Around nine months after Redman started as executive director, Merz filed complaints about him with the Office of the Ombudsman, a department where staff can confidentially seek conflict resolution advice.

In February 2012, Merz said he spoke to Susan Curran, the director of human resources for departments within the Provost’s Office. Curran reportedly praised Redman’s leadership and dismissed Merz’s concerns. He began seeking out another HR representative, Kathy Swartz, who reportedly told him “Marty is on our radar.” Curran and Swartz both did not respond to requests for comment.

After two of his colleagues quit on the same day in October 2015, Merz petitioned his immediate supervisor, Marilyn Spicer, and Redman to receive extra pay to compensate for extra work. His conflict, detailed at length in a previous DP article where he used the pseudonym “Lewis,” resulted in a bitter exit from Penn soon after sending that email to Winkelstein in which he called Redman a “bully.”

In an interview last month for the article about College House Computing, Redman responded to Merz’s characterization.

“Sure, if that’s somebody’s opinion, I’m not going to say no,” Redman said. “I would generally say that’s not who I am and it depends upon the circumstance.”

An untimely restructuring

In May 2012, Redman invited five CHAS staff members, all of whom were members of an underrepresented minority group, to participate in a special “360 review” administered through HR and managed by an independent consulting group, where their colleagues and family members are interviewed intensively about them.

The intrusiveness of the program, which solicits input from all directions of the organization about specific employees, sent staffers into a frenzy. After introducing the program in the spring, Redman announced in the fall that he intended to complete the program himself before any of the five staffers did it.

During an awkward meeting where he publicly read the largely negative responses gathered during his 360 review, Redman shuttered the program, according to seven employees who attended the meeting. Four of the five people he initially picked for the program have since left Penn.

HR invited house deans to speak about Redman after the 360 flap and he ultimately attended a weeklong leadership training. His outreach to employees picked up after then, employees said, though for many, Redman had already exhausted their patience.
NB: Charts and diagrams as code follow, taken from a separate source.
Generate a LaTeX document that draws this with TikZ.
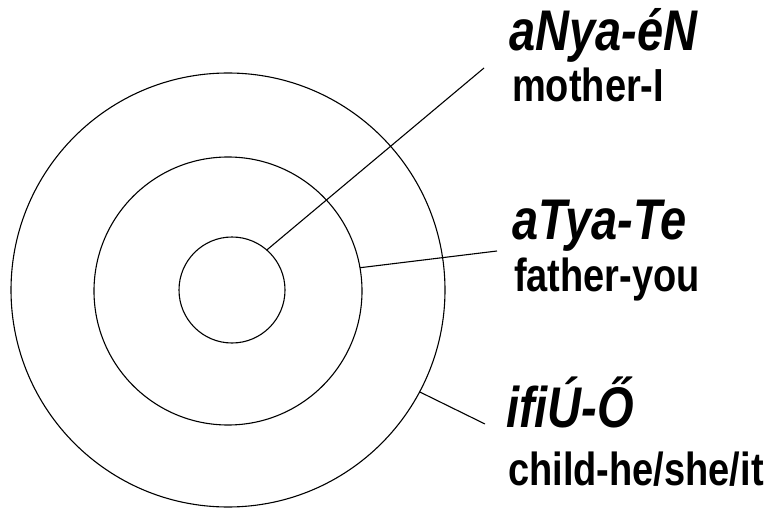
\documentclass[tikz,border=0pt]{standalone}
\usepackage{fontspec}
\setmainfont{Liberation Sans}
\usepackage{graphicx}
\usepackage{tikz}

\newcommand{\tallword}[1]{\scalebox{1}[1.22]{#1}}

\tikzset{
  ring/.style={circle, draw, line width=1.1pt, inner sep=0pt, outer sep=0pt},
  link/.style={line width=1.1pt},
  word/.style={anchor=base west, inner sep=0pt, font=\fontsize{47}{47}\selectfont\bfseries\itshape},
  gloss/.style={anchor=base west, inner sep=0pt, font=\fontsize{38}{38}\selectfont\bfseries},
}

\begin{document}
\begin{tikzpicture}[x=1pt,y=-1pt]
\useasboundingbox (0,0) rectangle (774,508);

% the three rings
\node[ring, minimum size=434pt] (outer) at (228,290) {};
\node[ring, minimum size=268pt] (middle) at (228,291) {};
\node[ring, minimum size=106pt] (inner) at (232,290) {};

% labels
\node[word] (mother) at (509,51) {\tallword{aNya-éN}};
\node[gloss] (motherg) at (512,102) {\tallword{mother-I}};
\node[word] (father) at (512,239) {\tallword{aTya-Te}};
\node[gloss] (fatherg) at (514,291) {\tallword{father-you}};
\node[word] (child) at (506,427) {\tallword{ifiÚ-Ő}};
\node[gloss] (childg) at (508,485) {\tallword{child-he/she/it}};

\coordinate (motherend) at (484,68);
\coordinate (fatherend) at (497,251);
\coordinate (childend) at (485,424);

\draw[link] (inner.49) -- (motherend);
\draw[link] (middle.10) -- (fatherend);
\draw[link] (outer.-28) -- (childend);

\end{tikzpicture}
\end{document}
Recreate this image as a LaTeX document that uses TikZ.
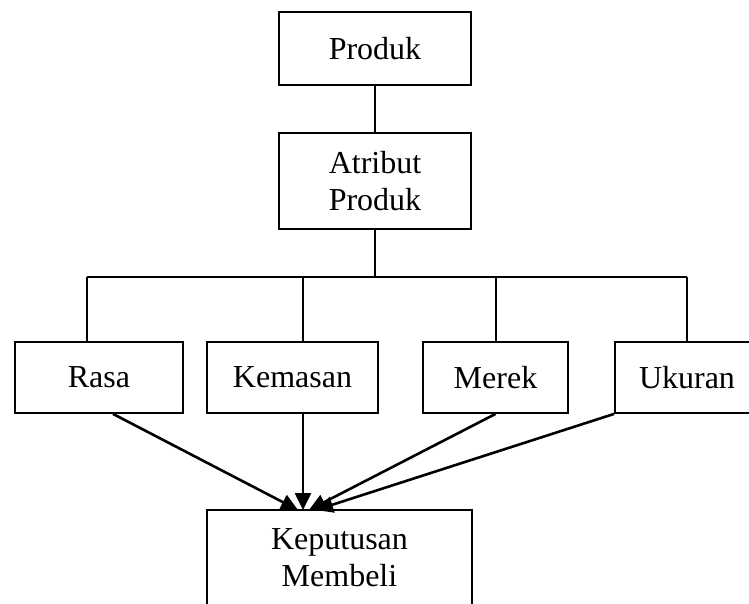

Whatever goodwill remained evaporated in April 2014 when Redman restructured the office in a move that eliminated the jobs of three longtime staffers in the CHAS central office: Sue Smith, Pamela Robinson and Leslie Delauter, who has since returned to Penn in the Office of Development and Alumni Relations.

The restructuring was a necessary professional move, employee sources said, to accommodate a change in philosophy at CHAS that divided houses into three types: freshman, four-year and upperclass. To oversee these three types of college houses, Redman introduced three new director positions.

Longtime staffers were let go with close to no input from the rest of the office and blindsided with the news.

Smith, who had worked in CHAS since its inception, said in an email to Vice President for Human Resources Jack Heuer that she was informed of her termination in a meeting called “under the guise of hearing about a promotion for my assistant.”

Smith sent the email in July, “as part of the grieving process” of leaving Penn, and never received a response from Heuer.

She described her introduction to Penn as a new staffer in 1986 and described, point by point, the emotion of being let go in such an abrupt way from the place she loved.

“This type of stealth, ‘surprise’ dismissal has no place at such a great University. It’s not in the Penn spirit,” she wrote.

“Something as simple as wearing a Penn sweatshirt seems impossible now.”